- Supreme Court of the United States

Argued April 23, 2019 Decided June 27, 2019
- Full case name: Gerald P. Mitchell, Petitioner v. Wisconsin
- Docket no.: 18-6210
- Citations: 588 U.S. 840 (more) 139 S. Ct. 2525; 204 L. Ed. 2d 1040

Case history
- Prior: State v. Mitchell, 2018 WI 84, 383 Wis. 2d 192, 914 N.W.2d 151 (2018); cert. granted, 139 S. Ct. 915 (2019).

Holding
- When a driver is unconscious and cannot be given a breath test, the exigent-circumstances doctrine generally permits a blood test without a warrant.^{[contradictory]}

Court membership
- Chief Justice John Roberts Associate Justices Clarence Thomas · Ruth Bader Ginsburg Stephen Breyer · Samuel Alito Sonia Sotomayor · Elena Kagan Neil Gorsuch · Brett Kavanaugh

Case opinions
- Plurality: Alito, joined by Roberts, Breyer, Kavanaugh
- Concurrence: Thomas (in judgment)
- Dissent: Sotomayor, joined by Ginsburg, Kagan
- Dissent: Gorsuch

= Mitchell v. Wisconsin =

Mitchell v. Wisconsin, 588 U.S. 840 (2019), is a United States Supreme Court case in which the Court held that, when a driver is unconscious and cannot be given a breath test, the exigent-circumstances doctrine generally permits a blood test without a warrant.

==Background==
In May 2013, Gerald Mitchell crashed his car near a lake in Sheboygan, Wisconsin. When police arrived, they used a breathalyzer to test his blood alcohol content. Mitchell registered a 0.24% BAC and was subsequently arrested for OWI. As police were driving him to the police station, he fell unconscious, so the officers changed plans and drove him to a local hospital to have his blood drawn intravenously. This test registered his BAC at 0.22%, and prosecutors formally charged Mitchell with violating several Wisconsin drunk driving laws.

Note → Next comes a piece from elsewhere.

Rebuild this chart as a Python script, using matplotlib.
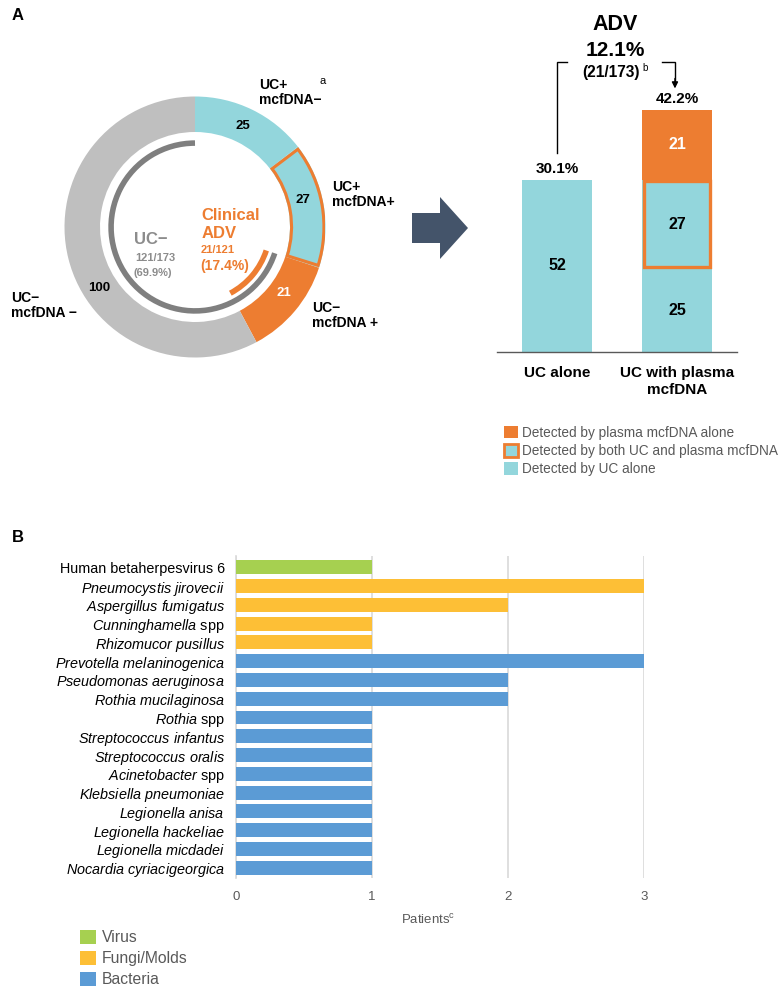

===Lower court proceedings===
At the trial court, Mitchell made a motion to suppress the results of the hospital blood draw on the grounds that it was a warrantless search and thus unconstitutional under the Fourth Amendment. The prosecutor argued that Wisconsin's state laws constitute implied consent to blood draws once someone begins driving a vehicle. Sheboygan County Judge Terence Bourke sided with the prosecutor, denying Mitchell's motion to suppress. A jury then convicted Mitchell of all charges.

Mitchell appealed his conviction to the state appellate court on the basis that the evidence gained from his blood draw should have been suppressed. The appellate court declined to hear the case, and instead certified two questions to the Wisconsin Supreme Court – whether the "implied consent" rule was constitutional, and whether a warrantless blood draw from an unconscious person was a violation of the Fourth Amendment.

In a 5–2 decision written by Chief Justice Roggensack, the Wisconsin Supreme Court upheld Mitchell's conviction, answering that the "implied consent" rule was constitutional, and thus the blood draw was permissible under the Fourth Amendment. Justice Kelly wrote a concurring opinion that was joined by Justice Rebecca Bradley. In it, he argued that the "implied consent" rule is unconstitutional, but that the exigent circumstances doctrine, along with United States Supreme Court precedent, allow for a warrantless blood draw from an unconscious driver who is suspected of being intoxicated. Justice Ann Walsh Bradley wrote a dissent joined by Justice Abrahamson, which argued that "implied consent" is not the same as actual consent, and that a blood draw is such an invasive type of search that exigent circumstances do not apply. Thus, nothing the officers did was constitutional, and the blood draw should have been thrown out as evidence.

==Supreme Court==
Mitchell applied for certiorari before the United States Supreme Court, which accepted the case to decide "[w]hether a statute authorizing a blood draw from an unconscious motorist provides an exception to the Fourth Amendment warrant requirement."

Oral argument was held on April 23, 2019.

On June 27, 2019, the Court announced its decision. In a plurality opinion written by Justice Samuel Alito and joined by Chief Justice Roberts and Justices Breyer and Kavanaugh, the United States Supreme Court reversed the judgement of the Wisconsin Supreme Court. Justice Thomas wrote an opinion concurring in the judgement. In opposition, Justice Sotomayor wrote a dissenting opinion that was joined by Justices Ginsburg and Kagan. Justice Gorsuch wrote a lone one-paragraph dissenting opinion, arguing that the Court did not properly decide the question presented. He said that he would have dismissed the case as improvidently granted.